What does it look like when women are given a voice in management, then?

Extrapolating from the studies we found, one element that is likely to be different is you get better enforcement. So whatever the rules are, almost everybody complies, because the women are there to see that their friends are not cutting these trees that the men are trying to grow for timber. And the men are telling their friends they can’t just go out and clear all the brush in the hopes of making these trees grow faster. So you end up with a multi-storey forest that is not just for timber production and is not just small trees for firewood and animals.

So is that where better conservation outcomes come in as well — you have a more diverse forest for wildlife?

Yes. And when you get better enforcement you get fewer illegal logging activities, and that’s where we see the increase in forest cover.

A really broad range of organizations worked on this paper — should we read something into this?
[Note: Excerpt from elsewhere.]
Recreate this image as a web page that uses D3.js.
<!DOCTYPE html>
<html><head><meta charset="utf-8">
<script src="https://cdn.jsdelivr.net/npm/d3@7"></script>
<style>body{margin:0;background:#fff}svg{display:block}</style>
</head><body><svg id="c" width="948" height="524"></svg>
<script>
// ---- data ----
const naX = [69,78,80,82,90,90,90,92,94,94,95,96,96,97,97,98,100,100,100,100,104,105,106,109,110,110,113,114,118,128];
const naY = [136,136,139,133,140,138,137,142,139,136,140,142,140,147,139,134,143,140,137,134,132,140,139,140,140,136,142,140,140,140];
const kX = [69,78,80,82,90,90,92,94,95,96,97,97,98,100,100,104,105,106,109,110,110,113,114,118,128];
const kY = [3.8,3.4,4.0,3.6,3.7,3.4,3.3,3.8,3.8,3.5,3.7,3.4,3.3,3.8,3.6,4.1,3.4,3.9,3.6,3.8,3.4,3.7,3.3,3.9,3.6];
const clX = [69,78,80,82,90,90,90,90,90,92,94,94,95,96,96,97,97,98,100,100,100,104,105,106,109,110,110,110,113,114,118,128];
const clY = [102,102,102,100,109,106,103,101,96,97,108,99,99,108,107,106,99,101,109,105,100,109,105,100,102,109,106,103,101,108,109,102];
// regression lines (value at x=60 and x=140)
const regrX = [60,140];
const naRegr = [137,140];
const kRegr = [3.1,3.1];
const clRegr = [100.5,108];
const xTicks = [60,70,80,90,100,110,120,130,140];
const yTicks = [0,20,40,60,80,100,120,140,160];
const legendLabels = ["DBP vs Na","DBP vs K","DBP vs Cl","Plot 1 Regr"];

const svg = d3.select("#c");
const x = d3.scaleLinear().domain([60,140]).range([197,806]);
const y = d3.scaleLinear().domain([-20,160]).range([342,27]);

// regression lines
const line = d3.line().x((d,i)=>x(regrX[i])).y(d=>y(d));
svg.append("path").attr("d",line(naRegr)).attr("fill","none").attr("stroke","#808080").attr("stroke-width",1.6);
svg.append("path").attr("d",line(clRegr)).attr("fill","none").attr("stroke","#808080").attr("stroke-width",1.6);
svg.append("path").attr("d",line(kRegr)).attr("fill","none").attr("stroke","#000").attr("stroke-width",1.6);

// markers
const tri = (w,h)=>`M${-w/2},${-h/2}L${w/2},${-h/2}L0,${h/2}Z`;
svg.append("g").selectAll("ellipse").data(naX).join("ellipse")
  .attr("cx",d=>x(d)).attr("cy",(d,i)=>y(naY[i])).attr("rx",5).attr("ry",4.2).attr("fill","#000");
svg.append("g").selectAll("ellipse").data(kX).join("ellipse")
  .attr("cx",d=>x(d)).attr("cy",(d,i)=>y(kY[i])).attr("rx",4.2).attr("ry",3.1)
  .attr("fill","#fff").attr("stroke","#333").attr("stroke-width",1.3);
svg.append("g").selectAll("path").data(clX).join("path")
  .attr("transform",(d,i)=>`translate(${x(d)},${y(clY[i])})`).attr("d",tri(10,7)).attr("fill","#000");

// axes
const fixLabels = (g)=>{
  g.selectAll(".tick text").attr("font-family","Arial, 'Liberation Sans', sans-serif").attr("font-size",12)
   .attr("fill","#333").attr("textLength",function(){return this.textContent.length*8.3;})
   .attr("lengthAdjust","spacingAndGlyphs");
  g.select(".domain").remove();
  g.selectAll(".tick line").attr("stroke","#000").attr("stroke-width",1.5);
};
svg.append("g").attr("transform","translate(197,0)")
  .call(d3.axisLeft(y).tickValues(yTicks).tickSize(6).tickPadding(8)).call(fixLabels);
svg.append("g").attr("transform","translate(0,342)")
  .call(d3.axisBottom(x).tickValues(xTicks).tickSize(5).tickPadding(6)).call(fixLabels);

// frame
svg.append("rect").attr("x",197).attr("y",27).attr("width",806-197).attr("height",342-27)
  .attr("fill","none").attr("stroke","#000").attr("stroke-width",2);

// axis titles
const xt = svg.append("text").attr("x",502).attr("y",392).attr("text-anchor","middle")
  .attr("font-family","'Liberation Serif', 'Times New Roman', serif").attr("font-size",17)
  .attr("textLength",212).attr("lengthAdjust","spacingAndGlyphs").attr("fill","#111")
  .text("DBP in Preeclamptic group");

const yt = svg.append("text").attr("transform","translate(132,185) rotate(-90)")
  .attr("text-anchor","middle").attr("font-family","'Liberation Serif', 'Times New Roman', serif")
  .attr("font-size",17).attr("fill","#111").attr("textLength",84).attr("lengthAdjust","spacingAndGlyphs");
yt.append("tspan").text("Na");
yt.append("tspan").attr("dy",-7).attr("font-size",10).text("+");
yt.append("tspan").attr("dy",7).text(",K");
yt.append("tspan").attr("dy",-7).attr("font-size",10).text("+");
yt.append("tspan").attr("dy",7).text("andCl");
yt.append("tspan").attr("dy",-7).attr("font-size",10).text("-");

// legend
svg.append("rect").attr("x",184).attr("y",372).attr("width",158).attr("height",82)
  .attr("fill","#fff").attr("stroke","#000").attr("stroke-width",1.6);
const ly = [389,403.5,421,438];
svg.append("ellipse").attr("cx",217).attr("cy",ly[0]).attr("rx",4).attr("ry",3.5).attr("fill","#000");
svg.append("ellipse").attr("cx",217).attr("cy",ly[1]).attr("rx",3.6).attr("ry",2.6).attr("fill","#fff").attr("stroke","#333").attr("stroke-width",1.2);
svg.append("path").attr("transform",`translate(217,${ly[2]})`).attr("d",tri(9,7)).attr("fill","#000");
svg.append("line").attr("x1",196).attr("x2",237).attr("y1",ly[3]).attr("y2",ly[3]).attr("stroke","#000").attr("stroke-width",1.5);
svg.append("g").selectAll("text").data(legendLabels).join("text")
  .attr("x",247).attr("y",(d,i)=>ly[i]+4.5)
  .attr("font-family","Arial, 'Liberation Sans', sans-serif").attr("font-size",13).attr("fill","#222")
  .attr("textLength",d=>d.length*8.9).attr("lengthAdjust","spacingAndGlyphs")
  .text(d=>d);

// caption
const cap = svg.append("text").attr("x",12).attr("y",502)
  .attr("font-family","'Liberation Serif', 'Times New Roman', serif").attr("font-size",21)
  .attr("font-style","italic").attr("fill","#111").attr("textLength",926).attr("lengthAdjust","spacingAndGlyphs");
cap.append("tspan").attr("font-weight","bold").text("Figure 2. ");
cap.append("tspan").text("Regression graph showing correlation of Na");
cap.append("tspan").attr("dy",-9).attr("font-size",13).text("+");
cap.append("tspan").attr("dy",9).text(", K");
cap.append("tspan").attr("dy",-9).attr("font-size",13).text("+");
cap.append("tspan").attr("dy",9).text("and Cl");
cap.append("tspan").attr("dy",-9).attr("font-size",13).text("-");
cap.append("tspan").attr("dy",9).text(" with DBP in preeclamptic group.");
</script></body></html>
We should! Well, this may just be my hopeful view of the bigger weather patterns in conservation and development, but I think there is a growing recognition that it’s not enough to just focus on the poor and ensure that the resources they need to survive are there for the long term. When you look at who those poor are, you find that many of them are women, and so there’s recently been a greater emphasis on empowering women.

It’s a topic that a lot of people are starting to coalesce around. If there’s a single leverage point in international development, it’s almost certainly educating girls.

If your mom is empowered to better manage her local forest, for example, she doesn’t have to go as far to get her firewood, and she’s got a steadier supply, so she’s more likely to let you, as a girl, stay in school. And we know that if you can stay in school you’re going to have a better life.  So this paper is multifaceted, and should resonate not just with the conservation community but also with the development side of the equation.

What’s the take-home message from this study?

That there’s a good prospect of better outcomes for both people and nature when women are given a voice along with men in the management of their community natural resources.